The Experimental Philosophy or Francis Bacon’s Elenchus(مقاله علمی وزارت علوم)
منبع:
پژوهش های فلسفی بهار ۱۴۰۲ شماره ۴۲
107 - 126
حوزه های تخصصی:
Critical rationalism faces difficulty in Karl Popper’s Socratic formulation: “I may be wrong, and you may be right, and by an effort, we may find the truth.” But the Socratic elenchus, using refutations, can only give us negative knowledge of general principles, which is not the wisdom we seek. Affirmatively, we can only find a collection of opinions to be coherent, which is one of many. Francis Bacon proposed an improved elenchus to find general truths. You must take up a limited topic to study, then cross-examine your evidence for and against its apparent nature. Experiments contrary to evidence and presumed knowledge are entered as self-contradictions in tables of opposition recorded in an “experimental and natural history.” Such an account highlights a challenging puzzle if the account is to be made coherent. With enough problematized evidence, a coherent reading, or a solution of the puzzle, will be unique.
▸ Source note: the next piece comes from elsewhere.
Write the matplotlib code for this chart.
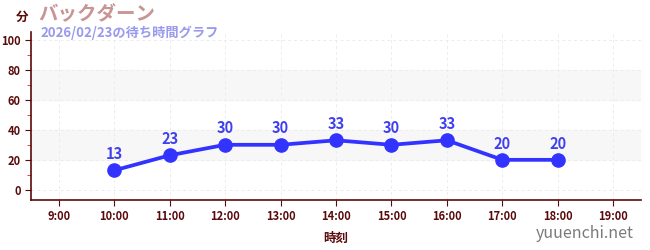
import numpy as np
import matplotlib.pyplot as plt
from matplotlib.ticker import MultipleLocator

plt.rcParams['font.family'] = ['Noto Sans CJK JP', 'DejaVu Sans']

# data
hours = [10, 11, 12, 13, 14, 15, 16, 17, 18]
waits = [13, 23, 30, 30, 33, 30, 33, 20, 20]
xticks = list(range(9, 20))
xlabels = ['%d:00' % h for h in xticks]
title = 'バックダーン'
subtitle = '2026/02/23の待ち時間グラフ'

dark = '#5a0a0a'
fig = plt.figure(figsize=(6.5, 2.5), dpi=100)
ax = fig.add_axes([31/650, 50/250, 610/650, 168/250])

ax.set_xlim(8.5, 19.5)
ax.set_ylim(-6.7, 105)
ax.axhspan(20, 40, color='#f7f7f7', zorder=0)
ax.axhspan(60, 80, color='#f7f7f7', zorder=0)
ax.set_xticks(xticks)
ax.set_xticklabels(xlabels)
ax.set_yticks(range(0, 101, 20))
ax.yaxis.set_minor_locator(MultipleLocator(10))
ax.grid(True, color='#ececec', linestyle=(0, (3, 3)), linewidth=0.7)
ax.set_axisbelow(True)

ax.plot(hours, waits, color='#3333ff', lw=2.7, marker='o', ms=9.5, zorder=3)
for h, w in zip(hours, waits):
    ax.annotate(str(w), (h, w), xytext=(0, 6), textcoords='offset points',
                ha='center', va='bottom', color='#4040ee', fontsize=10.5, fontweight='bold')

for s in ['top', 'right']:
    ax.spines[s].set_visible(False)
for s in ['left', 'bottom']:
    ax.spines[s].set_color(dark)
    ax.spines[s].set_linewidth(1.2)
ax.tick_params(axis='both', colors=dark, labelsize=8, length=4)
ax.tick_params(axis='y', which='minor', color='#dd2222', length=3)
for lab in ax.get_xticklabels() + ax.get_yticklabels():
    lab.set_fontweight('bold')

ax.set_xlabel('時刻', color=dark, fontsize=9, fontweight='bold', labelpad=6)
fig.text(16/650, 1 - 17/250, '分', color=dark, fontsize=9, fontweight='bold', ha='left', va='center')
fig.text(38/650, 1 - 15/250, title, color='#c89494', fontsize=14, fontweight='bold', ha='left', va='center')
fig.text(40/650, 1 - 33/250, subtitle, color='#9999ee', fontsize=9.5, fontweight='bold', ha='left', va='center')
fig.text(634/650, 1 - 234/250, 'yuuenchi.net', color='#7a7a7a', fontsize=11.5, ha='right', va='center')

fig.savefig('out.png', dpi=100)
Being both coherent and unique, it will be the truth about that limited reality being investigated. Unlike the method of hypothesis (“Anticipating Nature”), deciphering a coherent model is “Interpreting Nature,” allowing us to find a general truth on a limited topic. Isaac Newton achieved great success using Robert Boyle’s mechanistic version of this method. Using the “experimental philosophy,” he discovered general principles of optics and astronomy.